Thank you so very much.”
[1] Commission on California State Government Organization and Economy, “The Use of Boards and Commissions in the Resources Agency,” April 1965 (hereafter, Hoover Report).
[2] This was just as the Legislature was becoming a full-time body. My report was issued by the “Interim” Committee on Water. In 1967 the Legislature began operating nearly year round, every year.
[3] Assembly Interim Committee on Water, A proposed Water Resources Control Board for California, July 1966 , p. 9 (hereafter, Staff Report).
[4] Transcript of Hearing of Assembly Interim Committee on Water, October 26-27, 1965, p. 15.
[5] Ibid. p. 20.
[6] Staff Report, p. 18.
[7] Cal. Stat. 1967, ch. 284. Assembly Bill 163 passed both houses unanimously (Assembly 73-0; Senate 32-0).
[8] Journal of the California State Assembly 3003-05 (May 13,1968), (Reg. Sess. 1968).

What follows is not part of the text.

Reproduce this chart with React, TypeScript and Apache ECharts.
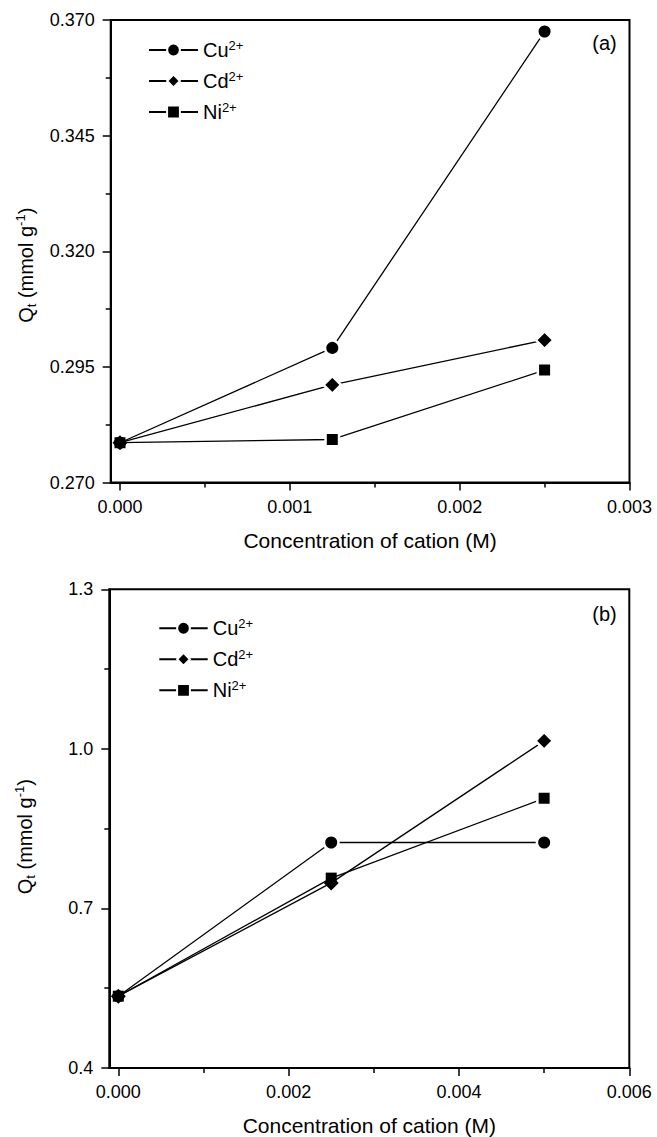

[9] The background on the Study Project and a comprehensive discussion of the Porter-Cologne Act which resulted from it is found in Robie, Ronald B., “Water Pollution: An Affirmative Response by the California Legislature.” 1 Pac. Law J. 2 (1970).
[10] California State Water Resources Control Board, Recommended Changes in Water Quality Control, Final Report of the Study Panel, (1969).
[11] Cal. Stat., 1969, ch. 482, Assembly Bill 413 was part of the Governor’s Legislative Program. It passed both houses of the Legislature unanimously. (Assembly 67-0; Senate 33-0.)